----- Original Message -----
From: "Hallam-Baker, Phillip" <[EMAIL PROTECTED]>
To: "John R Levine" <[EMAIL PROTECTED]>; "Eliot Lear" <[EMAIL PROTECTED]>
Cc: <[email protected]>
Sent: Friday, February 24, 2006 2:52 PM
Subject: RE: [ietf-dkim] agenda item on upgrading hash algorithms?


> The reason people are pushing for SHA-256 now is not because there is a
> probable imminent break.
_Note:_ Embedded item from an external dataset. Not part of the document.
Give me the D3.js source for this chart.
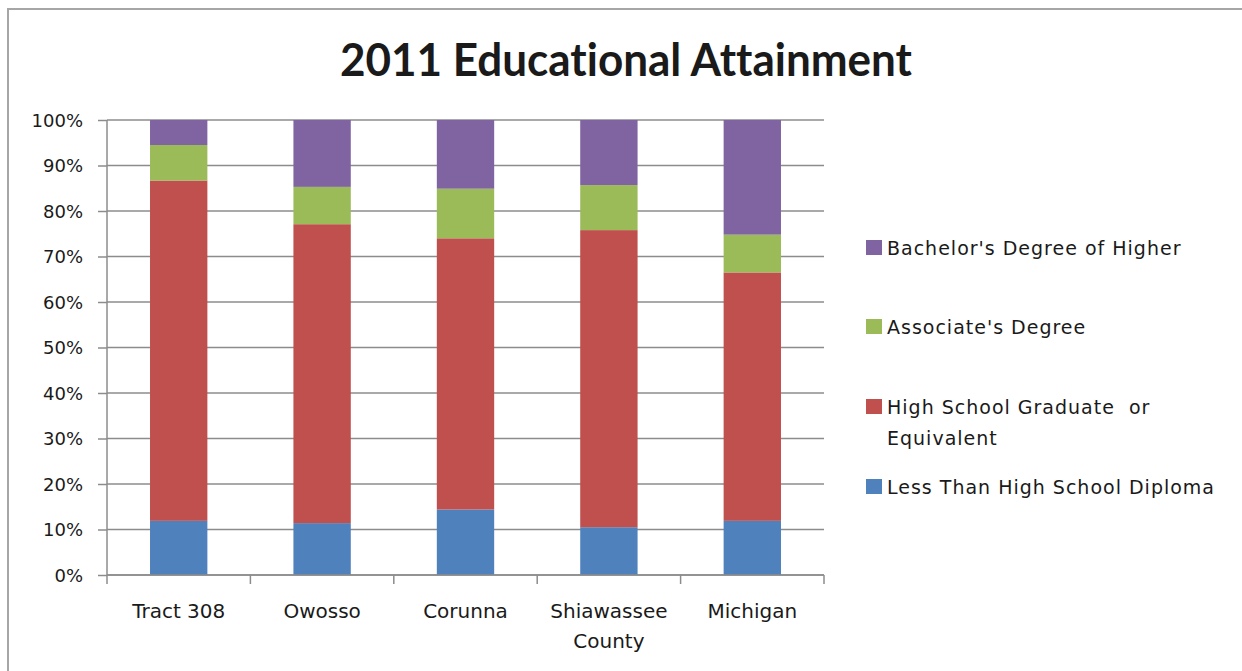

It is because we know just how long the process
> of switching algorithms takes.

I agree.

> I think that the consenus here is to:
>
> 1) Start the SHA-256 transition now, making it a MUST for verifiers,
> MUST/SHOULD for signers.

My only take here is that this MUST/SHOULD for signers will always be tagged
with a basic implementation question of

   "well, which one should I use?"

So I think it should be carefully phrase to say:

    SIGNERS "SHOULD" use the highest form of security first among the
    choices currently available {SHA-1, SHA-256}.  Although it is out
    of the scope of this specification, an SIGNER "MAY" use a
    VERIFIER lookup concept to determine the highest form of
    security it offers.

This helps or resolves both issues and addresses the future, especially the
case if indeed when a method is hacked and DKIM signer wishes to quickly
migrate to a new method as supported by the validators. In my view, it is
almost inevitiable, the signer will need to be a lot smarter than the
documentation calls for. i.e. find out more about the host system it is
about to send a "valuable" mail to.

--
Hector Santos, Santronics Software, Inc.